# Do this:
Pictures stay out of this copy, which runs from the first line of the material through the line containing "align=center, inner sep=0pt]".

# Stored data:
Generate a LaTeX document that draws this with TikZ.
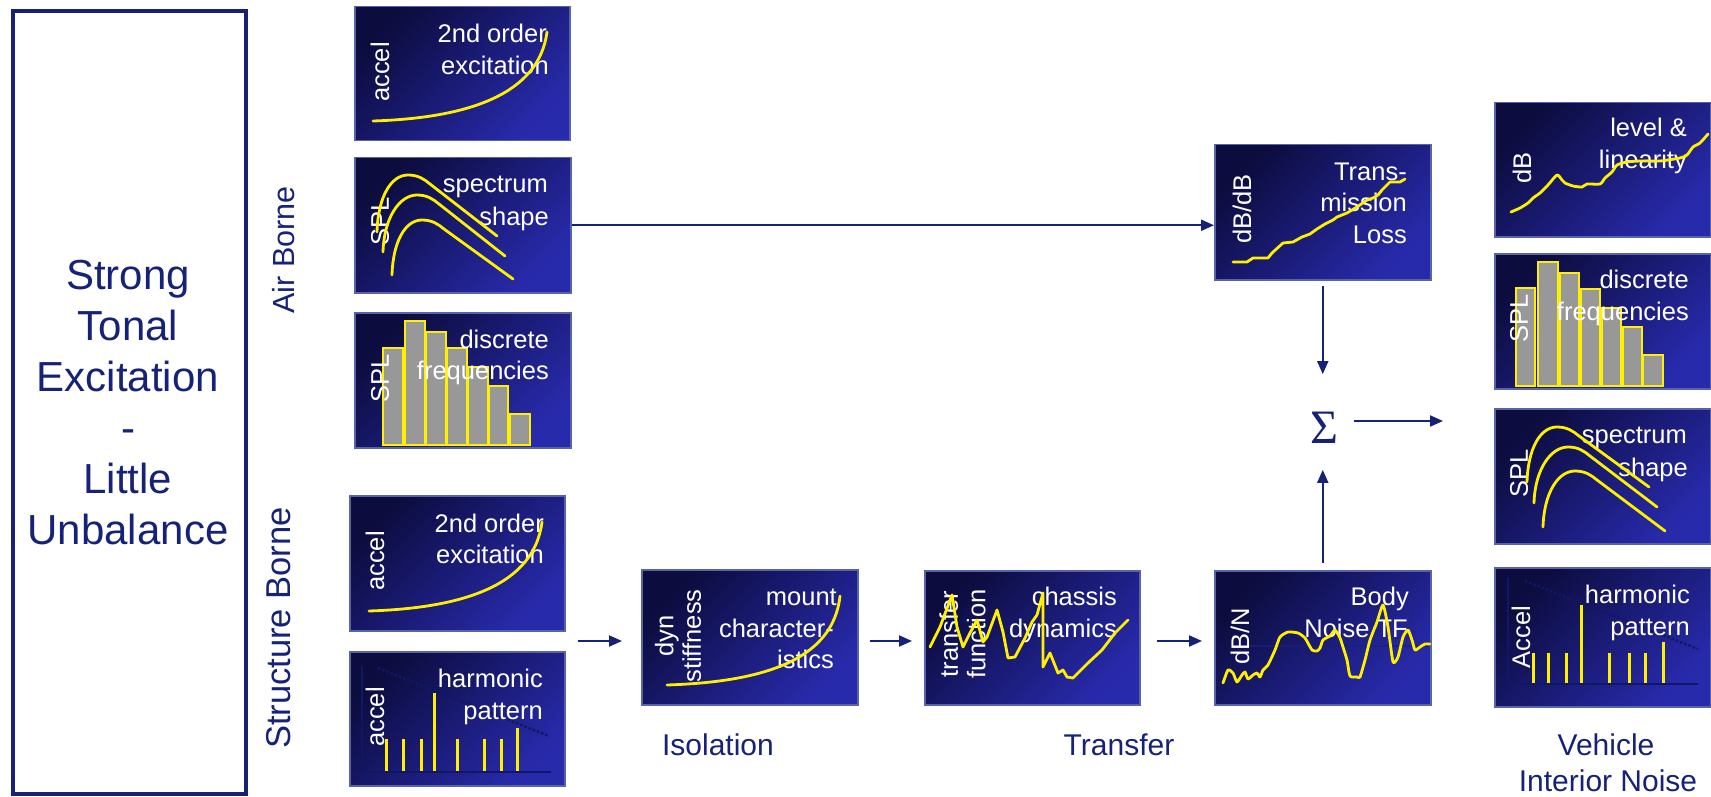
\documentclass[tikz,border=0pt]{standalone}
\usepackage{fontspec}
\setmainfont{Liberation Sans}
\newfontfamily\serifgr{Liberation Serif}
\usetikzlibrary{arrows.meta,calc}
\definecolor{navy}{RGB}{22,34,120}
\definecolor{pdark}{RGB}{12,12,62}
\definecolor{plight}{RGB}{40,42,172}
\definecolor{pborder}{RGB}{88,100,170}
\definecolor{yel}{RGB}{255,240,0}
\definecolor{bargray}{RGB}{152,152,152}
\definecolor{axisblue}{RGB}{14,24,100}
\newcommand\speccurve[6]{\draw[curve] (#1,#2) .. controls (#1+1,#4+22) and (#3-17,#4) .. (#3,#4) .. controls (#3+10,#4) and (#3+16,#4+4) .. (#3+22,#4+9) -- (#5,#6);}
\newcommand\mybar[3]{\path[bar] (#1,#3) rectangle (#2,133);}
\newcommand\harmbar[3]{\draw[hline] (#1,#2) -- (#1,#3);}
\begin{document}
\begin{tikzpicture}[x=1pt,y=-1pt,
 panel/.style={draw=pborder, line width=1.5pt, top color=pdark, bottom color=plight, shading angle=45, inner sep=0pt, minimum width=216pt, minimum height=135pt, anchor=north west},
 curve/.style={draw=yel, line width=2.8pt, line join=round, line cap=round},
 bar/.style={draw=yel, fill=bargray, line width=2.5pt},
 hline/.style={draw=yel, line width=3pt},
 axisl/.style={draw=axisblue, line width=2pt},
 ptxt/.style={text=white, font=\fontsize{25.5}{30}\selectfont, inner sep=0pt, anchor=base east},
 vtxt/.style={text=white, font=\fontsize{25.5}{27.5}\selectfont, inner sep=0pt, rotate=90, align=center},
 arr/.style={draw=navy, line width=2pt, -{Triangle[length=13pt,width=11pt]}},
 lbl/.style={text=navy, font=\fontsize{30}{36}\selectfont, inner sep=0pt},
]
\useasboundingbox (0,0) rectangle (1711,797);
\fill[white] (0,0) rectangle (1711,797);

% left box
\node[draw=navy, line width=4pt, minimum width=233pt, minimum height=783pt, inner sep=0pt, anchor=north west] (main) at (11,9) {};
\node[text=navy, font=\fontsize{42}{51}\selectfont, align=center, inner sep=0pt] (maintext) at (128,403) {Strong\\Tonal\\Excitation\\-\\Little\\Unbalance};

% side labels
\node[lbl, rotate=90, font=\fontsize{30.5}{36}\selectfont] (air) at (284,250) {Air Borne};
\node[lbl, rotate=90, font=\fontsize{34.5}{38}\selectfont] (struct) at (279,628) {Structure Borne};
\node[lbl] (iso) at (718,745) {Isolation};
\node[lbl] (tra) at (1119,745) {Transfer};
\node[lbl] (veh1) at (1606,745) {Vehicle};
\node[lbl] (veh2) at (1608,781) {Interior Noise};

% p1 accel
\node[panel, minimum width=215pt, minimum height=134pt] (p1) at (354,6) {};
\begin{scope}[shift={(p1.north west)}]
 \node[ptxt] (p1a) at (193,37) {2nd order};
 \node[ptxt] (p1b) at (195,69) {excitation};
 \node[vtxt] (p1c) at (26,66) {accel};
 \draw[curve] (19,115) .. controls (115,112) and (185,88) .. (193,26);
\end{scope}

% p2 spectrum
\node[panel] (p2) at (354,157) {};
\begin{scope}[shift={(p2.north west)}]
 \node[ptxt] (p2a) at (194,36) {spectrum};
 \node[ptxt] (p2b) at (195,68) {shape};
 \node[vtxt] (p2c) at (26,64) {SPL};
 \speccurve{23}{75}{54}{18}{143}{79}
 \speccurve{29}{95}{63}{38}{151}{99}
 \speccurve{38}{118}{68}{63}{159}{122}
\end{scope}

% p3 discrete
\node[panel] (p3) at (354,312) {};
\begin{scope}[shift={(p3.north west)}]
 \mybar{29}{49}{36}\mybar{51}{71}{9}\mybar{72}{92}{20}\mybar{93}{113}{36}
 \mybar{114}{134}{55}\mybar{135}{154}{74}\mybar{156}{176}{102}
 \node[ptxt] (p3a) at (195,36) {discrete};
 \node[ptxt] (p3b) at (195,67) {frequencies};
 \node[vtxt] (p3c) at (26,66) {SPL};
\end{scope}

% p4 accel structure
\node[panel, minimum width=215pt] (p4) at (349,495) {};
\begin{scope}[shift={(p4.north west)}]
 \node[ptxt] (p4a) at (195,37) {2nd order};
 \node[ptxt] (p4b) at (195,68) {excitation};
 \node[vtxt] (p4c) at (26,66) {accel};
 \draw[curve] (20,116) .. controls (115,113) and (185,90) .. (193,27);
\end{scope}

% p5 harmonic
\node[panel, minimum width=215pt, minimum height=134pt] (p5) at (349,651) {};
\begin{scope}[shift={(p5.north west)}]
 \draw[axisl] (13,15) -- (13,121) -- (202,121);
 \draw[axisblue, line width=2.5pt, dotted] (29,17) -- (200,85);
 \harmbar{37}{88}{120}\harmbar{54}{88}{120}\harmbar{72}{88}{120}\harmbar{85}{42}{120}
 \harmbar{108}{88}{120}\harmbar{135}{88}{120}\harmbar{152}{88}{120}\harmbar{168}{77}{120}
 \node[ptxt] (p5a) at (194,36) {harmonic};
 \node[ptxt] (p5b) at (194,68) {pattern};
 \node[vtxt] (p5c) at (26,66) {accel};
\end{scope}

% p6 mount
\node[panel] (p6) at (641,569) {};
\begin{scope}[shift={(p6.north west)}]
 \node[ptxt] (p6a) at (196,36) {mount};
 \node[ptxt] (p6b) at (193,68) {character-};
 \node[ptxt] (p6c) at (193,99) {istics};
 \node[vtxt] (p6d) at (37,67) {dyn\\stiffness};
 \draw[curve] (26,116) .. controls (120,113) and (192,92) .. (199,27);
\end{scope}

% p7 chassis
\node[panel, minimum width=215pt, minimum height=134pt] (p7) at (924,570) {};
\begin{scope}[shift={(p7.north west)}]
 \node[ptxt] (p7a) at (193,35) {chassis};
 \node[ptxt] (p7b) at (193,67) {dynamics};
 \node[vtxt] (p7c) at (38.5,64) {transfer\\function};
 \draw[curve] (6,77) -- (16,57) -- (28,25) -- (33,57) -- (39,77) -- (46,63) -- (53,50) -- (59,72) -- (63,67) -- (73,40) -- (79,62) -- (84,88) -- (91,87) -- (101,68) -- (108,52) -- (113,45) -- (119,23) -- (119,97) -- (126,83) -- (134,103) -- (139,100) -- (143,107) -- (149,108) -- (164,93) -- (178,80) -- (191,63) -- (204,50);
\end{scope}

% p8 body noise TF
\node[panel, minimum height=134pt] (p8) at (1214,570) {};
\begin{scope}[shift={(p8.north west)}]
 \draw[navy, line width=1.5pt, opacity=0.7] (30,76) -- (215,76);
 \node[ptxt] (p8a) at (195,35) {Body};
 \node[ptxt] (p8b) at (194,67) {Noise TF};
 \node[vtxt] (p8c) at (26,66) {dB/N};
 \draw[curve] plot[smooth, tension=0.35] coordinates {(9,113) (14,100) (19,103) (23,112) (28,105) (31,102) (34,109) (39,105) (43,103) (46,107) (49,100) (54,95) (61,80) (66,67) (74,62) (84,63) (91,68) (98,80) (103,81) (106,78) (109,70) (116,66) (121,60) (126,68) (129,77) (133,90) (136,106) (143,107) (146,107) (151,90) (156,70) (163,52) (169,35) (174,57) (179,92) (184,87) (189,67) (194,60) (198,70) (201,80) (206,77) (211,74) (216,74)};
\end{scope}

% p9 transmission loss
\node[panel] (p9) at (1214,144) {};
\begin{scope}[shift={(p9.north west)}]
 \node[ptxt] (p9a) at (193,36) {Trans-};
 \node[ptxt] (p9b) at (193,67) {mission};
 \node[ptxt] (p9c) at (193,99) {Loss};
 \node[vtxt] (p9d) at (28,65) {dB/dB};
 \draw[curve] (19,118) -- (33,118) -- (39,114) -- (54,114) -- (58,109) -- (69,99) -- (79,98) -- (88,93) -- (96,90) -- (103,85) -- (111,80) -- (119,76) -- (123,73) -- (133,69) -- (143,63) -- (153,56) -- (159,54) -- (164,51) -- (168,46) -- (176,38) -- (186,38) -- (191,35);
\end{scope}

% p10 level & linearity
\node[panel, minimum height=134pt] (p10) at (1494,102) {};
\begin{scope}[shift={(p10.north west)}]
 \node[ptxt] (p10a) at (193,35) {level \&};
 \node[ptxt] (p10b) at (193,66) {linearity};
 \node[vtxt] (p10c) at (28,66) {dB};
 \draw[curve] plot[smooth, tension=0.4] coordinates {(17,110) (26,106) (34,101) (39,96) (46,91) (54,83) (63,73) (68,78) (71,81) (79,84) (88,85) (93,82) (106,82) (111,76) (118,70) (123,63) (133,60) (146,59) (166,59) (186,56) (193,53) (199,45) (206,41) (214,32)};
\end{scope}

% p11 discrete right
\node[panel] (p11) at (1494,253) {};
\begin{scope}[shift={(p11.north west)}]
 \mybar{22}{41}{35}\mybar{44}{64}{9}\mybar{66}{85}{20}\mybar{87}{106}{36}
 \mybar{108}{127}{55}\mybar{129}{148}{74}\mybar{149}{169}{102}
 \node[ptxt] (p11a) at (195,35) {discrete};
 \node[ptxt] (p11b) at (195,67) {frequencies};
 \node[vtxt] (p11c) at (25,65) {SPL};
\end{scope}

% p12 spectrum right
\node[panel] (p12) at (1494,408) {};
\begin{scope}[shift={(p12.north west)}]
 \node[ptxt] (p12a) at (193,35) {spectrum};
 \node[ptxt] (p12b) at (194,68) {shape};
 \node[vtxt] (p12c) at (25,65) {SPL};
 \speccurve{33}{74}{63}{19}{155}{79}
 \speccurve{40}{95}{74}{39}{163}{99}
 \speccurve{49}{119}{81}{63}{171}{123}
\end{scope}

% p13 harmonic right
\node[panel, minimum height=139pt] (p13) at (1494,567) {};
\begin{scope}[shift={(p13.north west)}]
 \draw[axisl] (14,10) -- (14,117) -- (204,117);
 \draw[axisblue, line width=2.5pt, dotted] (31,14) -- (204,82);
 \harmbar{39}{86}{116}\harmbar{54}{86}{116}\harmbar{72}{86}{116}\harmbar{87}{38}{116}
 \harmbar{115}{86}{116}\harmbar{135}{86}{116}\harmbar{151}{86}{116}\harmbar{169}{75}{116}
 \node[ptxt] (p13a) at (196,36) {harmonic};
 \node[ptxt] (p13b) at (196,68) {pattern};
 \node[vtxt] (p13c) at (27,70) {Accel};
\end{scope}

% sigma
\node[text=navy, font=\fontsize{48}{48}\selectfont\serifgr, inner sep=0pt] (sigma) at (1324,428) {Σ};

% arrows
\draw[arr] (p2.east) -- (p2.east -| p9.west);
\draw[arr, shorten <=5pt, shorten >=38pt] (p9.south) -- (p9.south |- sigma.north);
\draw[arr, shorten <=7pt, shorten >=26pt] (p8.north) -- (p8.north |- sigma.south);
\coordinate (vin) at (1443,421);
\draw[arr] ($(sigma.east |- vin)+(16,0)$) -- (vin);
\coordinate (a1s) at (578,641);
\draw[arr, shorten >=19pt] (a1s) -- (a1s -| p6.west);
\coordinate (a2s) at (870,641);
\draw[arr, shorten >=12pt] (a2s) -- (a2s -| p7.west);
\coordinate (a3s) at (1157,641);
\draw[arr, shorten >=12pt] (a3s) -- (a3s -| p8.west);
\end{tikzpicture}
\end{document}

# Exercise output:
Generate a LaTeX document that draws this with TikZ.
\documentclass[tikz,border=0pt]{standalone}
\usepackage{fontspec}
\setmainfont{Liberation Sans}
\newfontfamily\serifgr{Liberation Serif}
\usetikzlibrary{arrows.meta,calc}
\definecolor{navy}{RGB}{22,34,120}
\definecolor{pdark}{RGB}{12,12,62}
\definecolor{plight}{RGB}{40,42,172}
\definecolor{pborder}{RGB}{88,100,170}
\definecolor{yel}{RGB}{255,240,0}
\definecolor{bargray}{RGB}{152,152,152}
\definecolor{axisblue}{RGB}{14,24,100}
\newcommand\speccurve[6]{\draw[curve] (#1,#2) .. controls (#1+1,#4+22) and (#3-17,#4) .. (#3,#4) .. controls (#3+10,#4) and (#3+16,#4+4) .. (#3+22,#4+9) -- (#5,#6);}
\newcommand\mybar[3]{\path[bar] (#1,#3) rectangle (#2,133);}
\newcommand\harmbar[3]{\draw[hline] (#1,#2) -- (#1,#3);}
\begin{document}
\begin{tikzpicture}[x=1pt,y=-1pt,
 panel/.style={draw=pborder, line width=1.5pt, top color=pdark, bottom color=plight, shading angle=45, inner sep=0pt, minimum width=216pt, minimum height=135pt, anchor=north west},
 curve/.style={draw=yel, line width=2.8pt, line join=round, line cap=round},
 bar/.style={draw=yel, fill=bargray, line width=2.5pt},
 hline/.style={draw=yel, line width=3pt},
 axisl/.style={draw=axisblue, line width=2pt},
 ptxt/.style={text=white, font=\fontsize{25.5}{30}\selectfont, inner sep=0pt, anchor=base east},
 vtxt/.style={text=white, font=\fontsize{25.5}{27.5}\selectfont, inner sep=0pt, rotate=90, align=center},
 arr/.style={draw=navy, line width=2pt, -{Triangle[length=13pt,width=11pt]}},
 lbl/.style={text=navy, font=\fontsize{30}{36}\selectfont, inner sep=0pt},
]
\useasboundingbox (0,0) rectangle (1711,797);
\fill[white] (0,0) rectangle (1711,797);

% left box
\node[draw=navy, line width=4pt, minimum width=233pt, minimum height=783pt, inner sep=0pt, anchor=north west] (main) at (11,9) {};
\node[text=navy, font=\fontsize{42}{51}\selectfont, align=center, inner sep=0pt] (maintext) at (128,403) {Strong\\Tonal\\Excitation\\-\\Little\\Unbalance};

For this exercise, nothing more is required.